No law requires JPAC to respond within any length of time to credible information of MIAs' whereabouts, but a provision in the recently passed Defense Authorization Act does requires the agency to recover the remains of about 200 service members per year by 2015. What it doesn't include is any additional funding, said Larry Greer, spokesman for the Defense POW/MIA Personnel Office at the Pentagon, which is responsible for assisting JPAC with policy and diplomatic issues related to conducting searches and excavations on foreign soil.

JPAC's spokesman, Lt. Col. Wayne Perry, said the group welcomes the information Kuhles provided but that its tight budget requires it to plan out a year in advance which leads to investigate. JPAC has nearly 700 sets of remains to identify at its lab on Hickam Air Force Base in Hawaii, and priority for field expeditions usually goes to sites that are somehow threatened by physical turmoil.

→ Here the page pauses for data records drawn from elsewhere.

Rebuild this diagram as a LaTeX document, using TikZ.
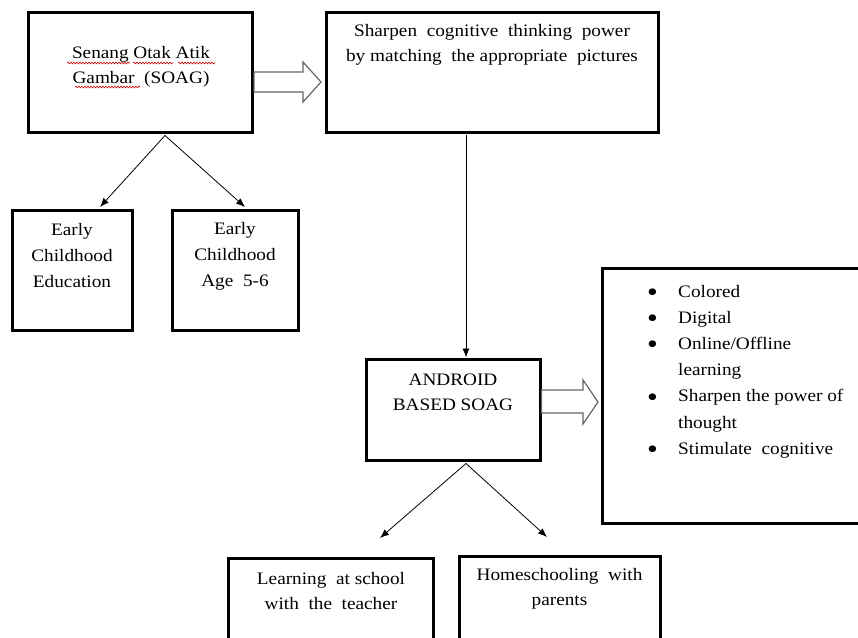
\documentclass[tikz,border=0pt]{standalone}
\usepackage{fontspec}
\setmainfont[FakeStretch=1.1]{Liberation Serif}
\usetikzlibrary{calc,arrows.meta,decorations.pathmorphing}
\newcommand{\bigbul}{\makebox[33pt][l]{\hspace*{2pt}\smash{\raisebox{-4.5pt}{\fontsize{28}{25}\selectfont\textbullet}}}}
\begin{document}
\begin{tikzpicture}[x=1pt,y=-1pt,
  box/.style={draw,line width=3pt,inner sep=0pt},
  txt/.style={align=center,inner sep=0pt,font=\fontsize{17.5}{25}\selectfont},
  conn/.style={draw,line width=0.8pt,-{Latex[length=9pt,width=7pt]}},
  blockarrow/.style={draw=black!60,line width=1.2pt,fill=white,line join=miter},
  squig/.style={draw=red!80!black,line width=0.6pt,decorate,decoration={snake,amplitude=0.9pt,segment length=3pt}}]
\useasboundingbox (0,0) rectangle (858,637);
% boxes
\node[box,minimum width=224pt,minimum height=120pt] (soag) at (140,72) {};
\node[box,minimum width=332pt,minimum height=120pt] (sharp) at (492,72) {};
\node[box,minimum width=120pt,minimum height=120pt] (ece) at (72,270) {};
\node[box,minimum width=126pt,minimum height=120pt] (eca) at (235,270) {};
\node[box,minimum width=174pt,minimum height=101pt] (andr) at (453,409.5) {};
\node[box,minimum width=270pt,minimum height=255pt] (feat) at (737,395.5) {};
\node[box,minimum width=205pt,minimum height=100pt] (learn) at (331,608) {};
\node[box,minimum width=201pt,minimum height=100pt] (home) at (559.5,606) {};
% texts
\node[txt] (tsoag) at (141,67) {Senang Otak Atik\\Gambar\ \ (SOAG)};
\node[txt] (tsharp) at (492,45) {Sharpen\ \ cognitive\ \ thinking\ \ power\\by matching\ \ the appropriate\ \ pictures};
\node[txt,font=\fontsize{17.5}{26}\selectfont] (tece) at (72,256) {Early\\Childhood\\Education};
\node[txt,font=\fontsize{17.5}{26}\selectfont] (teca) at (235,256) {Early\\Childhood\\Age\ \ 5-6};
\node[txt] (tandr) at (453,392) {ANDROID\\BASED SOAG};
\node[txt] (tlearn) at (331,591) {Learning\ \ at school\\with\ \ the\ \ teacher};
\node[txt] (thome) at (559.5,589) {Homeschooling\ \ with\\parents};
\node[txt,align=left,anchor=west,font=\fontsize{17.5}{26.2}\selectfont] (tfeat) at (645,371.5) {%
\bigbul Colored\\
\bigbul Digital\\
\bigbul Online/Offline\\
\hspace*{33pt}learning\\
\bigbul Sharpen the power of\\
\hspace*{33pt}thought\\
\bigbul Stimulate\ \ cognitive};
% spell-check squiggles
\coordinate (s1a) at (67,63); \coordinate (s1b) at (130,63);
\coordinate (s2a) at (133,63); \coordinate (s2b) at (173,63);
\coordinate (s3a) at (178,63); \coordinate (s3b) at (215,63);
\coordinate (s4a) at (75,87); \coordinate (s4b) at (140,87);
\draw[squig] (s1a) -- (s1b);
\draw[squig] (s2a) -- (s2b);
\draw[squig] (s3a) -- (s3b);
\draw[squig] (s4a) -- (s4b);
% connectors
\coordinate (f1) at ($(soag.south)+(25,2)$);
\coordinate (c1) at (100,207);
\coordinate (c2) at (245,207);
\draw[conn] (f1) -- (c1);
\draw[conn] (f1) -- (c2);
\coordinate (v1) at ($(sharp.south)+(-26,1.5)$);
\draw[conn] (v1) -- (v1 |- andr.north);
\coordinate (f2) at ($(andr.south)+(13,2)$);
\coordinate (c3) at (380,538);
\coordinate (c4) at (547,537);
\draw[conn] (f2) -- (c3);
\draw[conn] (f2) -- (c4);
% block arrows
\draw[blockarrow] (254,72) -- (303,72) -- (303,62) -- (321,82) -- (303,102) -- (303,92) -- (254,92) -- cycle;
\draw[blockarrow] (541.5,390) -- (583,390) -- (583,380) -- (598,402) -- (583,424) -- (583,413) -- (541.5,413) -- cycle;
\end{tikzpicture}
\end{document}
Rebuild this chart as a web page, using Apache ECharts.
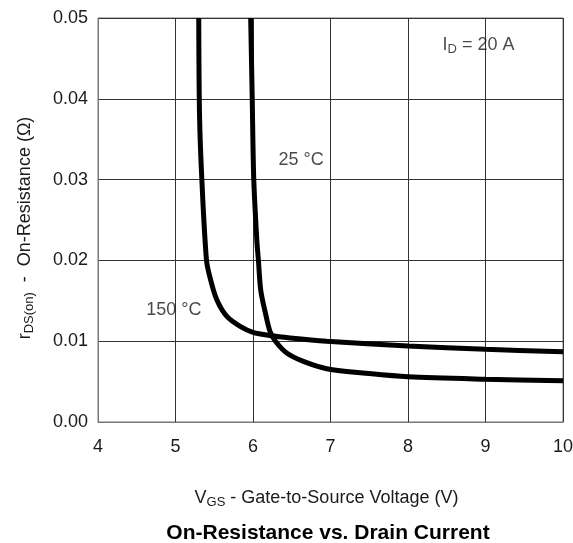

"To those families, it's very important, but that mission is one of thousands for us," Perry said. "Unless that mountainside is going to be developed or something, there's not a reason for us to rush to go there."

John Lenox and the aging relatives of other World War II veterans disagree. His mother is 92, and he'd like the government to return her some remains for a proper military burial of her long-lost husband before she dies.

"I'm selfish, like everyone else would be, too," said Lenox, who has been told that JPAC planned to send a team to his father's wreckage next year. "They are definitely cooperating. We're just one on a list of people who have relatives that are missing."

As for Kuhles, he left Oct. 26 for another two-month mission to India, where he's following up on several leads. He said he's tried to get funding for these efforts, which cost more than $20,000 each, from the U.S. government, Veterans of Foreign Wars groups and such noted MIA/POW advocates as former presidential candidate H. Ross Perot. To date, he said, he's received only some donations from grateful survivors that amount to about half the cost of one mission.

"He is one of the nation's great humanitarians," Zaetz said. "He's been doing this on his own dime, he goes out himself into very, very difficult areas of the world, potentially very dangerous, where he gets bitten by cobras and stuff like that, and he does this out of a sense of obligation that the families of these men who went missing in that theater of war deserve some sense of closure."